Ontem, planejei visitar o Ministério da Saúde. Não havia conseguido informações sobre os horários de abertura. Não pude falar com nenhum de meus poucos conhecidos de Moscou. Se tivesse consultado Asja, internada em uma instituição do Ministério, ela certamente teria sabido me informar a respeito. Mas eu não tive forças de ir até ela, por razões diversas. Sai o mais cedo que pude, também porque resolvi dirigir-me até o hospital a pé. O frio me concedeu uma trégua nesses últimos dias. Não é tão cortante como de costume (hoje, ele já voltou com sua intensidade habitual). Pensei que alguns passos pela cidade só podiam me fazer bem.

A caminho, apesar do comunismo, em vários momentos, tive a impressão de ouvir aqueles cantos coletivos e lentos que são típicos das igrejas.
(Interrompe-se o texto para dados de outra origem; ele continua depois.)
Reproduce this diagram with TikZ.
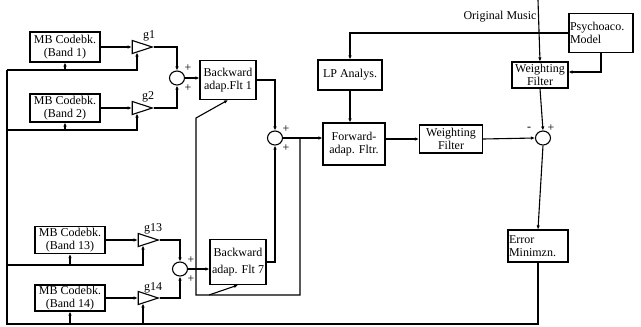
\documentclass[tikz,border=0pt]{standalone}
\usepackage{fontspec}
\setmainfont{Liberation Serif}
\usepackage{tikz}
\usetikzlibrary{arrows.meta,positioning,calc,shapes.geometric}

\begin{document}
\begin{tikzpicture}[
    x=1pt, y=-1pt,
    font=\fontsize{12}{12.5}\selectfont,
    line width=1.1pt,
    blk/.style={draw, align=center, inner sep=1pt},
    amp/.style={draw, isosceles triangle, isosceles triangle stretches,
      minimum width=13pt, minimum height=20pt, inner sep=0pt},
    sumj/.style={draw, ellipse, minimum width=15pt, minimum height=14pt, inner sep=0pt},
    arr/.style={-{Latex[length=4pt,width=3.5pt]}},
    lbl/.style={inner sep=0pt}
  ]
    \useasboundingbox (0,0) rectangle (641,327);

    \node[blk, minimum width=70pt, minimum height=30pt] (cb1) at (65,47) {MB Codebk.\\(Band 1)};
    \node[blk, minimum width=70pt, minimum height=28pt] (cb2) at (65,108) {MB Codebk.\\(Band 2)};
    \node[blk, minimum width=70pt, minimum height=27pt] (cb13) at (70,240) {MB Codebk.\\(Band 13)};
    \node[blk, minimum width=70pt, minimum height=26pt] (cb14) at (70,298) {MB Codebk.\\(Band 14)};

    \node[amp] (amp1) at (137,47) {};
    \node[amp] (amp2) at (137,108) {};
    \node[amp] (amp13) at (143,240) {};
    \node[amp] (amp14) at (143,298) {};
    \node[lbl] (g1) at (149,36) {g1};
    \node[lbl] (g2) at (148,97) {g2};
    \node[lbl] (g13) at (153,229) {g13};
    \node[lbl] (g14) at (153,288) {g14};

    \node[sumj] (sum1) at (177,78) {};
    \node[sumj] (sum2) at (180,269) {};
    \node[sumj] (sum3) at (275,138) {};
    \node[sumj] (sum5) at (543,138) {};

    \node[blk, minimum width=56pt, minimum height=39pt] (bwd1) at (228,80) {Backward\\adap.Flt 1};
    \node[blk, minimum width=56pt, minimum height=45pt] (bwd7) at (238,262) {Backward\\[4pt]adap. Flt 7};
    \node[blk, minimum width=62pt, minimum height=42pt] (fwd) at (354,144) {Forward-\\adap. Fltr.};
    \node[blk, minimum width=64pt, minimum height=30pt] (lpa) at (350,75) {LP Analys.};
    \node[blk, minimum width=63pt, minimum height=28pt] (wf2) at (451,139) {Weighting\\Filter};
    \node[blk, minimum width=56pt, minimum height=26pt] (wf1) at (540,75) {Weighting\\Filter};
    \node[blk, align=left, text width=62pt, minimum height=39pt] (psy) at (601,33) {Psychoaco.\\Model};
    \node[blk, align=left, text width=58pt, minimum height=32pt] (err) at (538,246) {Error\\Minimzn.};
    \node[lbl] (om) at (500,17) {Original Music};

    \node[lbl] at (188,68) {+};
    \node[lbl] at (188,88) {+};
    \node[lbl] at (191,260) {+};
    \node[lbl] at (191,279) {+};
    \node[lbl] at (286,129) {+};
    \node[lbl] at (286,148) {+};
    \node[lbl] at (551,128) {+};
    \node[lbl] at (529,129) {-};

    \coordinate (tl) at (7,70);
    \coordinate (l2) at (7,130);
    \coordinate (l13) at (7,265);
    \coordinate (bl) at (7,324);
    \coordinate (tap) at (300,138);
    \coordinate (fbc) at (196,295);
    \coordinate (fbk) at (196,118);
    \coordinate (fb7) at (209,295);
    \coordinate (omtop) at (538,0);

    \draw[arr] (cb1.east) -- (amp1.west);
    \draw[arr] (cb2.east) -- (amp2.west);
    \draw[arr] (cb13.east) -- (amp13.west);
    \draw[arr] (cb14.east) -- (amp14.west);
    \draw[arr] (amp1.east) -| (sum1.north);
    \draw[arr] (amp2.east) -| (sum1.south);
    \draw[arr] (amp13.east) -| (sum2.north);
    \draw[arr] (amp14.east) -| (sum2.south);
    \draw[arr] (sum1.east) -- (sum1.east -| bwd1.west);
    \draw[arr] (sum2.east) -- (sum2.east -| bwd7.west);
    \draw[arr] (bwd1.east) -| (sum3.north);
    \draw[arr] (bwd7.east) -| (sum3.south);
    \draw[arr] (sum3.east) -- (sum3.east -| fwd.west);
    \draw[arr] (tap) |- (fbc) -- (fbk) -- (bwd1.south);
    \draw[arr] (fb7) -- (bwd7.south);
    \draw[arr] (lpa.south) -- (lpa.south |- fwd.north);
    \draw[arr] (psy.west) -| (lpa.north);
    \draw[arr] (omtop) -- (wf1.north);
    \draw[arr] (psy.south) |- ([yshift=3pt]wf1.east);
    \draw[arr] (wf1.south) -- (sum5.north);
    \draw[arr] (wf2.west -| fwd.east) -- (wf2.west);
    \draw[arr] (wf2.east) -- (sum5.west);
    \draw[arr] (sum5.south) -- (err.north);
    \draw (err.south) |- (bl) -- (tl);
    \draw[arr] (tl) -| (amp1.south);
    \draw[arr] (cb1.south |- tl) -- (cb1.south);
    \draw[arr] (l2) -| (amp2.south);
    \draw[arr] (cb2.south |- l2) -- (cb2.south);
    \draw[arr] (l13) -| (amp13.south);
    \draw[arr] (cb13.south |- l13) -- (cb13.south);
    \draw[arr] (amp14.south |- bl) -- (amp14.south);
    \draw[arr] (cb14.south |- bl) -- (cb14.south);
  \end{tikzpicture}
\end{document}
Não poderia dizer de onde vinham precisamente. Eram sons difusos, oscilantes, que se misturavam aos sons laicos da cidade de Moscou (na verdade, Moscou é uma cidade mais silenciosa que a maioria das cidades). Às vezes, porém, podia ouvir sua força coletiva quase distintamente, para que logo novamente se plasmassem, sem se perderem, com o fundo sonoro geral. Moscou pareceu-me uma cidade construída sobre um mar de religiosidade, cuja maré, oprimida, assim que puder, vai se elevar novamente à tona, para dominar a música da vida comunista.

No hospital, nada encontrei que já não esperasse. O hospital é o lugar mais sujo e desorganizado. As pessoas que lá estavam eram as mais pobres, tinham o pior aspecto, e o desleixo era geral. O chão estava praticamente coberto de papéis úmidos pisados [falta a imagem dos plásticos descartáveis]. Algumas senhoras, com um lenço amarrado sobre os cabelos, eram encarregadas de varrer o chão, com grandes rodos cobertos por um pano imundo. Alguns minutos depois que passavam, tudo estava como antes, as pessoas continuavam a jogar no chão toda espécie de coisas para as quais não tinham mais utilidade.

Não há qualquer separação entre o público e os consultórios dos médicos e as enfermarias. Os doentes e os visitantes vagueavam, com seus chinelos tradicionais, alguns enfeitados com curiosos bibelôs, pelos corredores, pelas salas de repouso, pelas grandes enfermarias, com seus formulários à mão à procura de alguma coisa ou de algum responsável. Entre os pacientes, eu talvez fosse o único a calçar botas.

Os atendentes têm péssimo humor, pior que o do moscovita comum.

[Para a descrição da consulta médica e das suas consequências, a referência a Benjamin é impraticável. Vivemos hoje uma realidade medical absolutamente distinta, em Moscou tanto quanto em Berlim.]